- [YOUR GOAL]:
Pictures aside, quote the whole listing exactly.
____
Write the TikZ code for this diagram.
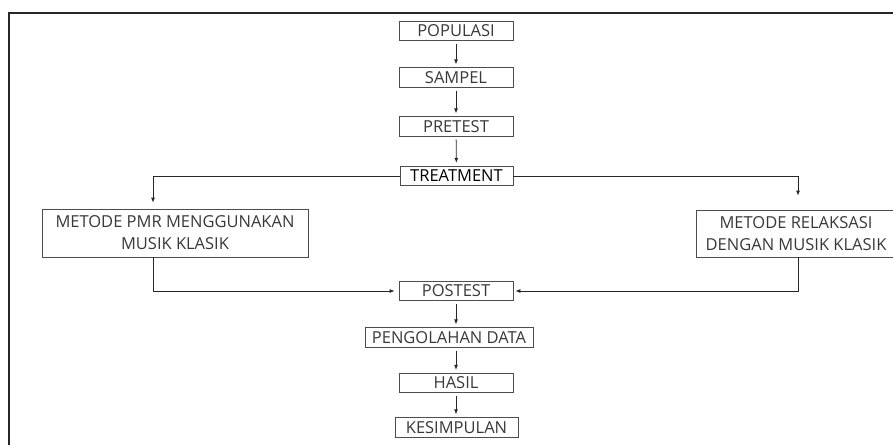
\documentclass[tikz,border=0pt]{standalone}
\usepackage{fontspec}
\setmainfont{Open Sans}
\usepackage{tikz}
\usetikzlibrary{arrows.meta}
\definecolor{teks}{rgb}{0.22,0.22,0.22}
\tikzstyle{box}=[draw=black!70, line width=0.8pt, inner sep=0pt, minimum height=19.5pt, text=teks, font=\fontsize{16.5}{22}\selectfont]
\tikzstyle{panah}=[-{Latex[length=5pt,width=4pt]}, line width=0.8pt, black!85]
\begin{document}
\begin{tikzpicture}[x=1pt,y=-1pt]
\useasboundingbox (0,0) rectangle (893,445);
\clip (0,0) rectangle (893,445);
\draw[line width=1.3pt, black!85] (9,445) -- (9,13) -- (893,13);
\node[box, minimum width=114pt] (pop) at (456,31) {POPULASI};
\node[box, minimum width=114pt] (sam) at (456,77.5) {SAMPEL};
\node[box, minimum width=114pt] (pre) at (456,126.5) {PRETEST};
\node[box, minimum width=113pt, text=black] (tre) at (456.5,176) {TREATMENT};
\node[box, minimum width=266pt, minimum height=48pt, align=center] (pmr) at (175,233) {METODE PMR MENGGUNAKAN\\MUSIK KLASIK};
\node[box, minimum width=200pt, minimum height=47pt, align=center] (rel) at (796,233.5) {METODE RELAKSASI\\DENGAN MUSIK KLASIK};
\node[box, minimum width=114pt] (pos) at (456,291) {POSTEST};
\node[box, minimum width=168pt] (olah) at (449,337.5) {PENGOLAHAN DATA};
\node[box, minimum width=114pt] (has) at (456,383) {HASIL};
\node[box, minimum width=123pt] (kes) at (456.5,427.5) {KESIMPULAN};
\coordinate (lx) at (153,0);
\coordinate (rx) at (798,0);
\draw[panah, shorten <=3pt, shorten >=3pt] (pop) -- (sam);
\draw[panah, shorten <=3pt, shorten >=3pt] (sam) -- (pre);
\draw[panah, shorten <=3pt, shorten >=3pt] (pre) -- (tre);
\draw[panah, shorten >=6pt] (tre.west) -| (lx |- pmr.north);
\draw[panah, shorten >=14pt] (tre.east) -| (rx |- rel.north);
\draw[panah, shorten >=4pt] (lx |- pmr.south) |- (pos.west);
\draw[panah, shorten >=2pt] (rx |- rel.south) |- (pos.east);
\draw[panah, shorten <=3pt, shorten >=3pt] (pos) -- (pos |- olah.north);
\draw[panah, shorten <=3pt, shorten >=3pt] (pos |- olah.south) -- (has);
\draw[panah, shorten <=3pt, shorten >=3pt] (has) -- (has |- kes.north);
\end{tikzpicture}
\end{document}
____
- [WRITTEN SOLUTION]:
Write the TikZ code for this diagram.
\documentclass[tikz,border=0pt]{standalone}
\usepackage{fontspec}
\setmainfont{Open Sans}
\usepackage{tikz}
\usetikzlibrary{arrows.meta}
\definecolor{teks}{rgb}{0.22,0.22,0.22}
\tikzstyle{box}=[draw=black!70, line width=0.8pt, inner sep=0pt, minimum height=19.5pt, text=teks, font=\fontsize{16.5}{22}\selectfont]
\tikzstyle{panah}=[-{Latex[length=5pt,width=4pt]}, line width=0.8pt, black!85]
\begin{document}
\begin{tikzpicture}[x=1pt,y=-1pt]
\useasboundingbox (0,0) rectangle (893,445);
\clip (0,0) rectangle (893,445);
\draw[line width=1.3pt, black!85] (9,445) -- (9,13) -- (893,13);
\node[box, minimum width=114pt] (pop) at (456,31) {POPULASI};
\node[box, minimum width=114pt] (sam) at (456,77.5) {SAMPEL};
\node[box, minimum width=114pt] (pre) at (456,126.5) {PRETEST};
\node[box, minimum width=113pt, text=black] (tre) at (456.5,176) {TREATMENT};
\node[box, minimum width=266pt, minimum height=48pt, align=center] (pmr) at (175,233) {METODE PMR MENGGUNAKAN\\MUSIK KLASIK};
\node[box, minimum width=200pt, minimum height=47pt, align=center] (rel) at (796,233.5) {METODE RELAKSASI\\DENGAN MUSIK KLASIK};
\node[box, minimum width=114pt] (pos) at (456,291) {POSTEST};
\node[box, minimum width=168pt] (olah) at (449,337.5) {PENGOLAHAN DATA};
\node[box, minimum width=114pt] (has) at (456,383) {HASIL};
\node[box, minimum width=123pt] (kes) at (456.5,427.5) {KESIMPULAN};
\coordinate (lx) at (153,0);
\coordinate (rx) at (798,0);
\draw[panah, shorten <=3pt, shorten >=3pt] (pop) -- (sam);
\draw[panah, shorten <=3pt, shorten >=3pt] (sam) -- (pre);
\draw[panah, shorten <=3pt, shorten >=3pt] (pre) -- (tre);
\draw[panah, shorten >=6pt] (tre.west) -| (lx |- pmr.north);
\draw[panah, shorten >=14pt] (tre.east) -| (rx |- rel.north);
\draw[panah, shorten >=4pt] (lx |- pmr.south) |- (pos.west);
\draw[panah, shorten >=2pt] (rx |- rel.south) |- (pos.east);
\draw[panah, shorten <=3pt, shorten >=3pt] (pos) -- (pos |- olah.north);
\draw[panah, shorten <=3pt, shorten >=3pt] (pos |- olah.south) -- (has);
\draw[panah, shorten <=3pt, shorten >=3pt] (has) -- (has |- kes.north);
\end{tikzpicture}
\end{document}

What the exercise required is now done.